Through the rehearsal process, how have you seen the frame and the play working with—and informing—one another?
What Neil has done, because it’s what playwrights do, is ask a more interesting question than I did originally: What if we can find a way of thinking about a twenty-first century version of marriage? What if it’s a relationship between two women, and one is seeking a marriage, while the other wants to lead a different kind of life? They also have a long-term, professional relationship as director and actor. The director is in essence trying to tame her partner, trying to get her to stop chasing after every ingénue who comes along. There’s a tension between the two women as they argue over the territory of their relationship, and about how much each may own and control the other.
Shakespeare’s play is very much about money and about women as currency and chattels, and about bills of sale being drawn up for them. Neil has hit on something that’s probably the most interesting aspect of Shakespeare’s play: about how much you can own a person, and how marriage—either formal or informal—is on some level is both an act of owning and an agreement to be owned. How much are we willing to be owned, and how do we fight against that?
Within the context of rehearsing Neil’s frame, it’s become increasingly clear how the simple act of working on this particular play, The Taming of the Shrew, places the relationship of these two women, who are constantly striving to keep the personal and professional apart, into relief. It’s the fact of doing The Taming of the Shrew that throws up all these questions about who they are and what the other one wants.
As you work with Shakespeare’s script, how have you come to understand the relationship between Kate and Petruchio?

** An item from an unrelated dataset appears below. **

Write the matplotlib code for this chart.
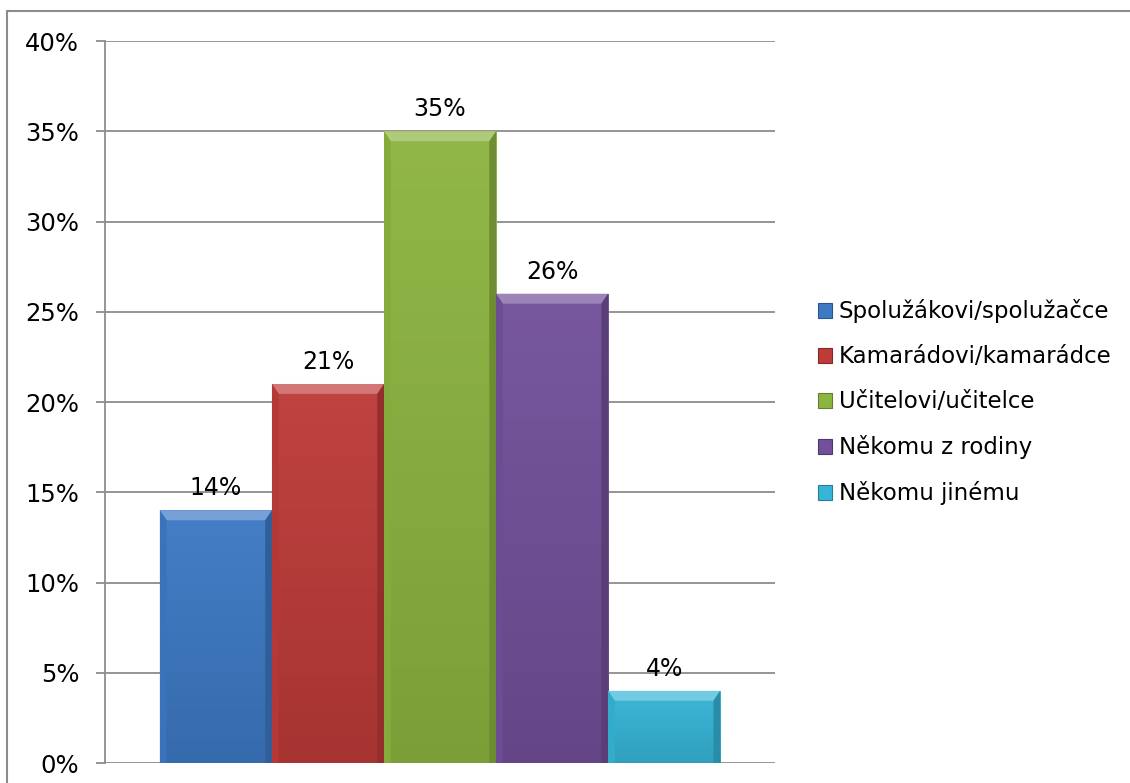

For me it’s as dark as it is redemptive, because it’s about two people who go with each other on this incredibly intense, psychological journey—leaving aside for the moment the morality of trying to break another person which is absolutely what he tries to do to this woman who has incredible spirit. I think how he does that is by matching her behavior, matching her intensity, her ferocity, word for word and beat for beat. They slug it out, and I think out of that comes a lot of comedy. And I think that through it comes a kind of exhilaration that’s absolutely needed in production. I think that the relationship between them should be so intense that if you’re judging what’s going on, then the play is going too slowly. You should step back and go, ’Hang on a minute, what just happened there?’ I think there are things we can do with the frame of the play that run shoulder to shoulder with that same pace. If we achieve that in the frame, it will just ramp up that intensity. For me that’s when Shakespeare’s writing in this play is most exciting.
There is, of course, a way to "solve the play" by making them just mad for each other—in other words, that its all fun and games.
That doesn’t solve the play for me. She’s still tormented, tamed, suppressed, exchanged as goods. It doesn’t matter if they’re hot for each other. Yes, I think they probably really fancy each other; but I don’t think it stops what happens being a problem.
Are you hoping to hear the audience’s laughter?
Always! However, I think that just because something is funny doesn’t mean it has to be good, and I mean ’good’ in a moral sense. I think often a lot of the most intense comedy comes from places that are dark, or wrong, or about people saying things they shouldn’t say, and about contact with our nearest and dearest fears. I think there’s a lot of that within Shrew, as well. Although it’s a psychologically interesting kind of play, it doesn’t have, for example, the subtleties of a play like Twelfth Night. It’s a funny play and I think he was writing it in order for his audiences to enjoy it, but it’s not a romp and it’s not a farce.
Josie, as a young, and female, director, can I ask why you chose to direct this play in particular?
To be entirely honest, it wasn’t a play that I’d ever included on my "Shakespeare Wish List." But having worked before with Chicago actors on Twelfth Night, I know there’s something so completely alive and available about Chicagoan actors; they have access to incredible energy and clarity. Shrew is a very immediate play: it’s a play where peoples’ transactions are clear, where what’s on the table is something you have to decide to buy or sell, to yield to or fight against. It was the idea of working with these actors on this play that drew me to say ’yes’ to Barbara.
I think this play has many fascinating things to say about relationships, about control, about marriage, about gender. However, because of when it was written, The Taming of the Shrew is a play in which a series of unacceptably repressive acts are committed against a woman. In putting a contemporary frame around Shakespeare’s play, one of the things I am trying to do is to acknowledge the difficulties that Shrew presents to us in the twenty-first century in a way that is funny, raw and engaging.
Why should we continue to stage a play that proves so problematic to us now?
It’s a difficult play, but difficult isn’t necessarily bad. It’s very interesting when you work a lot with new writing, like I do. We’re always thrilled to get our hands on something interesting that explores a difficult issue or is tricky or says unpalatable things in winning and attention-grabbing ways, and I think that Shrew does that. We can ask those questions. It’s not that the attitudes expressed in the play have to be our attitudes. Sometimes, by being in that conversation, actually we’re challenged in our complacencies, in our received ideas.
You don’t subscribe to the interpretation that Shakespeare was writing a quietly subversive play to challenge his audience’s ideas about women, marriage and family?
The play is the play. At the time Shakespeare wrote this play, shrew-taming narratives already existed; he’s taking a stock plot and creating his own version of it. I don’t think that he was doing a delicately subverted piece of writing about gender politics. Yes, I think there’s beautiful writing within it, but I don’t think that there is anything in it resembling a contemporary conversation regarding gender politics. Rather than try and rebalance it and make it okay with a wink or a nod at the end, what I think you’ve got to do is try and make it even more difficult and have the debate. What are the most difficult questions that this play can pose to us? Where will it touch us in our lives? How will it make us reflect on who we are and the choices we make? How we regard ourselves? Where our own society is at?